A Threat Is Removed, but Future’s Uncertain
SINGAPORE — No one can say exactly what the new economic order will look like in 15 years but, like it or not, a brave new world it will most certainly be. And almost no one, at least in Southeast Asia, could imagine history moving happily forward if China were to be left behind, in a position to weigh everyone down. So for this region, which has only recently begun to put itself back together after the Asian financial crisis, the news this week out of Beijing--that U.S. objections to China’s admission to the World Trade Organization have been removed--means that the region will not have to endure seeing a quarter of the world’s population, living on its doorstep, left behind as the new economic order arrives.
That a WTO deal should have been reached months, indeed years, ago, instead of in this cardiac-arrest last-minute spasm of negotiation, is neither here nor there for Southeast Asians. They are resigned to the byzantine ways of a Chinese political system that takes forever to make a single decision--and to our American one that makes too many decisions too quickly, then changes many of them the next day.
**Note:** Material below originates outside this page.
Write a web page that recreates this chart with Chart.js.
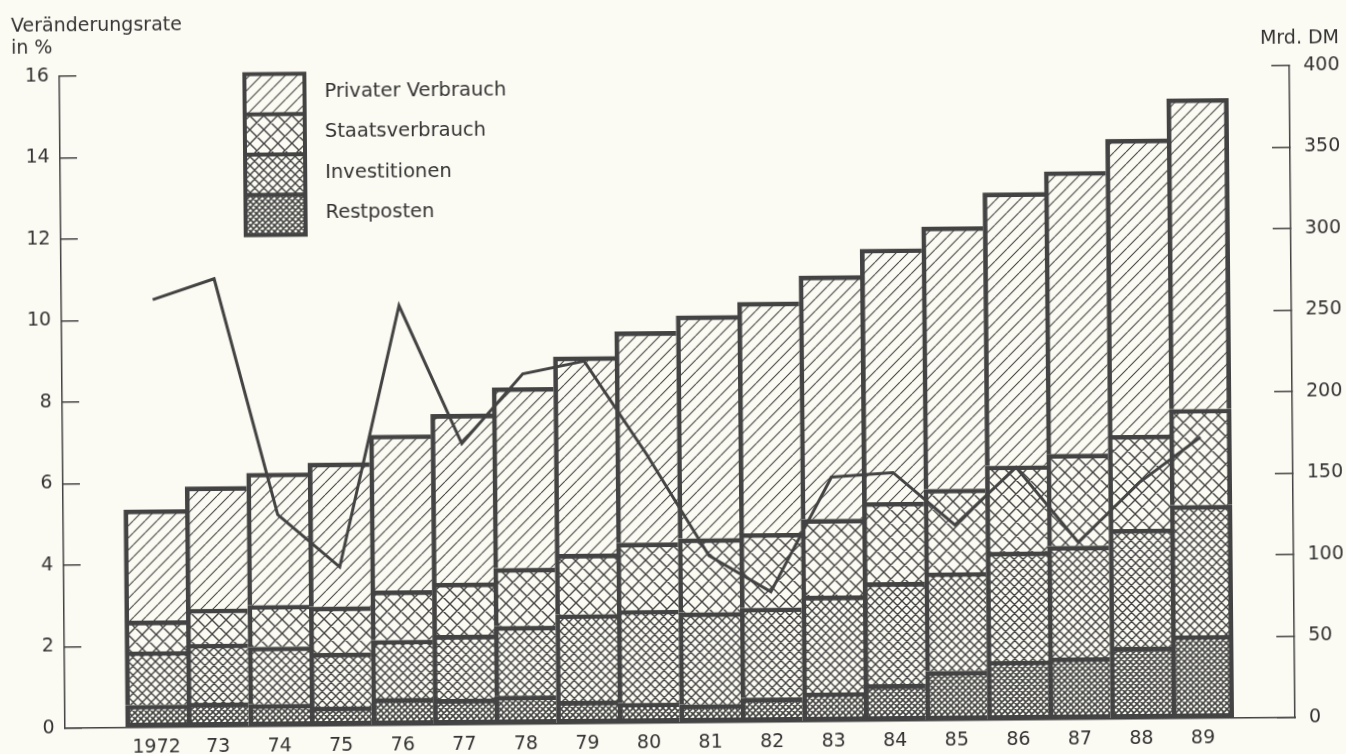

For Southeast Asians, the notion that the world is now one large community and, like it or not, they are unavoidably part of it, was brought home in July 1997. That was their world economic order epiphany, when the value of the Thai currency evaporated like puddles of summer rain and people all across the region started defaulting on loans, losing jobs, facing unexpected horror.
The main certainty in the world today is that everything happens fast and doesn’t slow down enough for us to understand it fully. Two years ago, few Asians--or Americans--believed that Singapore or Japan or Korea or anyone in this region would be looking at positive economic growth before the millennium. Now a recovery is in full swing and China has a WTO deal.
But where and when will the next economic convulsion take place? And what will be the cause? I asked that of Lawrence H. Summers, the Harvard professor who replaced Robert Rubin not long ago as U.S. Treasury secretary. Summers, a strong advocate of the WTO deal for China who recently visited Beijing to that end, believes that the Asian recovery came relatively quickly because both international institutions and national governments returned to economic basics.
“Asia’s further recovery depends on the choices that Asian economies make, including a continuing commitment to strong policy,” Summers said. “The recent events in Asia weren’t the first, second, third or last test of the international system. What we’ve shown is the value of the new world economy, but also the importance of old virtues, including transparency, accountability for policy performance, sound regulation of banks, correct macroeconomic fundamentals and the capacity for the provision of emergency liquidity to troubled economies.”
This, then, is the emerging view of the American establishment about what happened here these past two years: That the Asian financial crisis was predominantly Asia’s fault and that the havoc was not caused in any large way by raging short-term capital flows.
Summers’ perspective is echoed in the just-published report of a Council on Foreign Relations’ task force, “The Future of the International Financial Architecture.” This East Coast insider group urges national economies to adopt common-sense policies (stay off the addictive sauce of excessive short-term capital and get your domestic economic house in order) while advising everyone to forswear simplistic explanations. “Hedge funds are not the villains they are often made out to be,” says the report, just published in Foreign Affairs.
American certainty on this and other issues becomes all the more consequential as China integrates into the world economy, inevitably changing the world’s financial equilibrium. Can all phenomena be readily explained by the standard catechism of capitalism? A series of pointed dissents from the Council on Foreign Relations majority view illustrate the uncertainty. Laura D’Andrea Tyson, former chair of President Clinton’s Council of Economic Advisors and currently dean of the UC Berkeley Haas School of Business, remains greatly worried about Western speculative funds. Former Federal Reserve Board Chairman Paul Volcker calls for nothing less than an overhaul of the entire world economic system. Carla Hills, who was George Bush’s trade negotiator, proposes a global summit on economic reform. All these ideas seem more plausible and indeed more urgent, not less, now that China’s basic decision to join the world seems less reversible than ever.
Nothing will be the same after this. For the United States, complacency and overconfidence in an age of technology-driven change would seem like a prescription for serious miscalculation.